Update, 9/15: "Davies demands patience in setting up the emotional stakes, but the final act, consisting mainly of a reckoning between Weisz and Hiddleston, is a crushing acknowledgment of two people who know they're no good for each other." A B+ from the AV Club's Scott Tobias.

Update, 9/18: "Davies collapses the entire first act of Rattigan's play into a wordless 10-minute sequence that sets into motion all of the personal dynamics without any expository slogging," writes Phil Coldiron at the House Next Door, "and while the rest of the film isn't so radical, it nonetheless manages to achieve the rare feat of maintaining an unmistakably theatrical tone without ever playing as stagy in the least."

Update, 9/21:

 

 

 

"As a filmmaker, director Fernando Meirelles (City of God, The Constant Gardener) has never lacked for style or ambition," writes Tim Grierson at the Projector. "But his latest film, 360, demonstrates all the pitfalls of his approach… Yet another ensemble piece in which a wide swath of characters from different backgrounds randomly enter into one another's lives, 360 is suffused with real feeling, sincere intentions and good performances, but that doesn't make it any less exasperating. Based loosely on Arthur Schnitzler's play La Ronde, 360 examines (among other things) how sex informs so many of the decisions we make… On one end, you've got Jude Law and Rachel Weisz playing a quietly unsatisfied London married couple who are dealing with their own secret infidelities. On the other, you have Ben Foster playing an American sex offender recently released from prison who unexpectedly ends up stranded in a snowed-in Denver airport with a seductive young woman (Maria Flor) wanting to sow some wild oats."
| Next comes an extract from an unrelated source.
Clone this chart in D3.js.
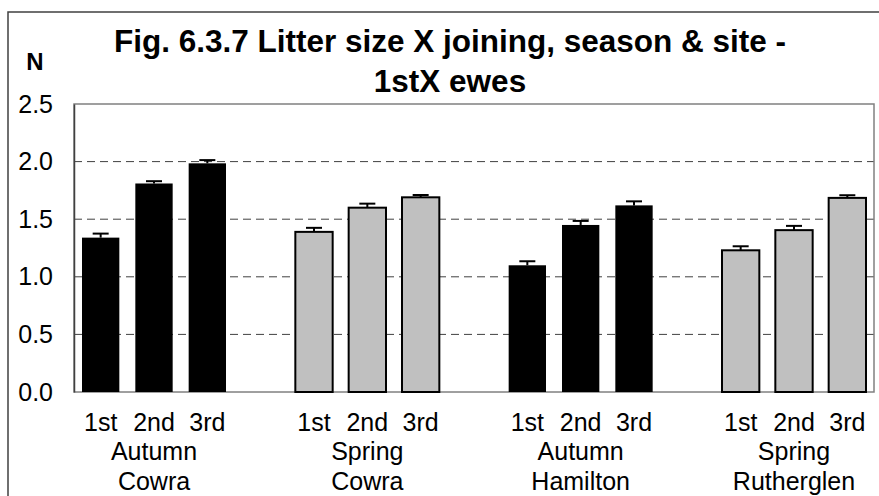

And these are but two of several strands running through Peter Morgan's screenplay. Once again, the Guardian's Catherine Shoard: "His script for Clint Eastwood's Hereafter, which premiered at Toronto last year, was also a roundelay in which fate engineers three ghost-fixated folk to bump into each other at a Derek Jacobi book signing in Ally Pally. It wasn't good. But compared with 360 it was a work of genius…. The pitfall of ensemble drama is that any strands that do engage are over too soon and, if mishandled, the condensed nature of each story takes its toll on potential subtlety. Characters become cogs; plots creak with pre-determination. Anyone who's meant to be bookish is given an enormous tome to lug about, plus a rictus grimace of distaste in the face of insensitivity. Russian mobsters and eastern European pimps are evil, tarts have hearts, cheating hubbies get their comeuppance." 360 is "a two-hour slog stuffed with shortcuts, populated by puppets who must indulge in behavior that isn't just off-kilter, it's off the wall."

"It's virtually impossible for the cast to remain plausible going through the paces of such a conceptually on-message movie," agrees Variety's Peter Debruge, but on the whole, the trades are a bit more upbeat. Or, in the case of Screen's Mark Adams, a lot. The film he saw is "a masterpiece of structure and is punctuated by a series of impressive performances as it sweeps through Vienna, Paris, London, Bratislava, Rio de Janeiro and Phoenix… As is the nature of such projects, there are moments when things lag and certain storylines simply offer more interest, charm or drama than others, but director Meirelles — wonderfully aided by crisp and beautiful cinematography by Adriano Goldman and astute editing by Daniel Rezende — manages to keep the film's momentum."

"With a starry international cast and multinational locations, you never take your eyes off the screen for a second," writes the Hollywood Reporter's Kirk Honeycutt. Here's a good spot to go ahead and mention a few more names: Anthony Hopkins, Jamel Debbouze and Moritz Bleibtreu. "On the other hand, this is a cold and cerebral movie, where one's attachment to any particular character or story is tentative at best." Honeycutt's suggestion: "[T]hink of Babel crossed with Sliding Doors." And there you are.

Update, 9/13: Or "Babel meets Love, Actually," suggests New York's Logan Hill. "Horrible things happen all over the world and terrible sacrifices are made, but all the good guys get their happy endings anyway."

A C+ from Cory Everett at the Playlist.